Mas ele não ouve, não vê, não compreende, tão habituado está a repetir a si próprio que o dinheiro é tudo, que é com os olhos espantados, a boca rasgada numa expressão de pasmo, que ele te fixa, se tu o seguras por um braço e lhe gritas:
— Que procuras tu, louco? Em que consomes a vida estupidamente? Comes o dinheiro? O dinheiro veste-te?
Louco! Conquista a natureza e não o dinheiro. Dela obterás todas as riquezas, a abundância que buscas tem-na ela ao teu dispor; porque não lha arrancas?

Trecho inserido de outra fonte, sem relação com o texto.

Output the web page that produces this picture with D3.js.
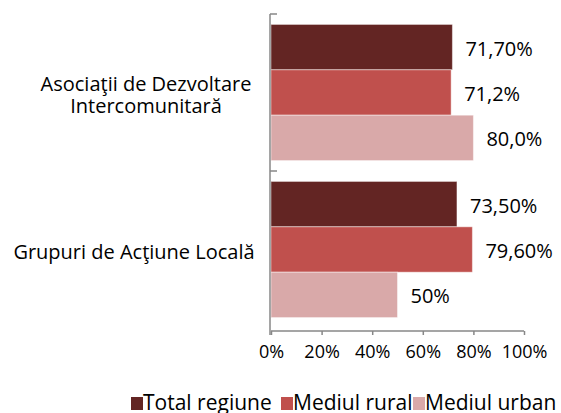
<!DOCTYPE html>
<html>
<head>
<meta charset="utf-8">
<script src="https://cdn.jsdelivr.net/npm/d3@7"></script>
<style>
  body { margin: 0; background: #fff; }
  text { font-family: "Open Sans", sans-serif; fill: #000; }
</style>
</head>
<body>
<svg id="Diagram" width="561" height="413"></svg>
<script>
// categories (top to bottom) and series
var categories = ["Asociaţii de Dezvoltare Intercomunitară", "Grupuri de Acţiune Locală"];
var categoryLines = [["Asociaţii de Dezvoltare", "Intercomunitară"], ["Grupuri de Acţiune Locală"]];
var series = ["Total regiune", "Mediul rural", "Mediul urban"];
var totalRegiune = [71.7, 73.5];
var mediulRural = [71.2, 79.6];
var mediulUrban = [80.0, 50.0];
var labelsTotal = ["71,70%", "73,50%"];
var labelsRural = ["71,2%", "79,60%"];
var labelsUrban = ["80,0%", "50%"];
var xTicks = [0, 20, 40, 60, 80, 100];

var colors = ["#632523", "#C0504D", "#D9A9A9"];
var axisColor = "#878787";

var values = [totalRegiune, mediulRural, mediulUrban];
var labels = [labelsTotal, labelsRural, labelsUrban];

var data = [];
categories.forEach(function(c, i) {
    series.forEach(function(s, j) {
        data.push({cat: c, ser: s, value: values[j][i], label: labels[j][i], idx: j});
    });
});

var svg = d3.select("#Diagram");

// plot area
var plotLeft = 271, plotRight = 524, plotTop = 14, plotBottom = 328;

var x = d3.scaleLinear()
    .domain([0, 100])
    .range([plotLeft, plotRight]);

var y0 = d3.scaleBand()
    .domain(categories)
    .range([plotTop, plotBottom]);

var y1 = d3.scaleBand()
    .domain(series)
    .range([0, y0.bandwidth()])
    .paddingOuter(0.23);

// bars
svg.append("g")
    .selectAll("rect")
    .data(data)
    .enter()
    .append("rect")
    .attr("x", x(0))
    .attr("y", function(d) { return y0(d.cat) + y1(d.ser); })
    .attr("width", function(d) { return x(d.value) - x(0); })
    .attr("height", y1.bandwidth())
    .style("fill", function(d) { return colors[d.idx]; })
    .style("stroke", "#fff")
    .style("stroke-opacity", 0.45)
    .style("stroke-width", 1);

// value labels
svg.append("g")
    .selectAll("text")
    .data(data)
    .enter()
    .append("text")
    .attr("x", function(d) { return x(d.value) + 13; })
    .attr("y", function(d) { return y0(d.cat) + y1(d.ser) + y1.bandwidth() / 2; })
    .attr("dy", "0.42em")
    .style("font-size", "20px")
    .text(function(d) { return d.label; });

// x axis
var xAxis = svg.append("g")
    .attr("transform", "translate(0," + (plotBottom + 3) + ")")
    .call(d3.axisBottom(x)
        .tickValues(xTicks)
        .tickSize(4)
        .tickPadding(10)
        .tickFormat(function(d) { return d + "%"; }));
xAxis.select(".domain").attr("stroke", axisColor).attr("stroke-width", 1.5)
    .attr("d", "M" + x(0) + ",0H" + x(100));
xAxis.selectAll(".tick line").attr("stroke", axisColor).attr("stroke-width", 1.5);
xAxis.selectAll(".tick text")
    .style("font-family", "'Open Sans', sans-serif")
    .style("font-size", "18px")
    .attr("fill", "#000");

// category axis
var yAxis = svg.append("g");
yAxis.append("line")
    .attr("x1", plotLeft - 1).attr("x2", plotLeft - 1)
    .attr("y1", plotTop).attr("y2", plotBottom + 7)
    .attr("stroke", axisColor).attr("stroke-width", 1.5);
yAxis.selectAll("line.tick")
    .data(categories)
    .enter()
    .append("line")
    .attr("class", "tick")
    .attr("x1", plotLeft - 1).attr("x2", plotLeft + 6)
    .attr("y1", function(d) { return y0(d); })
    .attr("y2", function(d) { return y0(d); })
    .attr("stroke", axisColor).attr("stroke-width", 1.5);

// category labels
var fs = 20;
var catG = svg.append("g")
    .selectAll("text")
    .data(categories)
    .enter()
    .append("text")
    .attr("text-anchor", "middle")
    .style("font-size", fs + "px")
    .attr("x", function(d, i) { return i === 0 ? 146 : 134; })
    .attr("y", function(d) { return y0(d) + y0.bandwidth() / 2; });
catG.each(function(d, i) {
    var lines = categoryLines[i];
    var t = d3.select(this);
    var lh = 22;
    lines.forEach(function(l, k) {
        t.append("tspan")
            .attr("x", t.attr("x"))
            .attr("dy", k === 0 ? ((0.45 * fs) - (lines.length - 1) * lh / 2) + "px" : lh + "px")
            .text(l);
    });
});

// legend
var legendX = [131, 281, 413];
var legend = svg.append("g")
    .selectAll("g")
    .data(series)
    .enter()
    .append("g")
    .attr("transform", function(d, i) { return "translate(" + legendX[i] + ",397)"; });
legend.append("rect")
    .attr("width", 12).attr("height", 13)
    .style("fill", function(d, i) { return colors[i]; });
legend.append("text")
    .attr("x", 12).attr("y", 13)
    .style("font-size", "21px")
    .text(function(d) { return d; });
</script>
</body>
</html>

A abundância dá-te paz, harmonia e amor.
Vai com os outros homens, em livre acordo, à conquista do bem estar e de gozos, mas não corras atrás de uma quimera, lança-te nos braços da realidade; a Natureza, a boa amante. Porque tens fome, se ela te dá pão? Porque andas nú se ela te oferece o linho? Porque te fadigas tanto, porque te extenuas, se ela tem ferro para as tuas máquinas? Porque moras numa pocilga, se ela te dá a pedra ? A natureza não é de poucos, é de todos. E para que havia de ser de um impotente que a deixa estéril, se o seu seio fecundado pode a todos dar a vida?
Louco, livra-te da tirania do dinheiro e de quem a impõe. A mola da vida não é o dinheiro: hoje a vida está mal assente e daí o desequilíbrio. Deve assentar sobre o trabalho, que é o beijo que tu dás à natureza para a fecundar, e não essa pena de escravo que o dinheiro te causa, gerando o ódio. E a Natureza ajuda-te na tarefa com as forças do raio e do vapor, com os milhões de braços de ferro das suas minas. És imensamente rico! Porque te obstinas em viver como pobre! Abre os olhos para a vida que te rodeia!
De braços abertos, lábios ardentes, olhares voluptuosos, a Natureza oferece-se: A natureza é tua! Porque não gozas? Porque não a fecundas?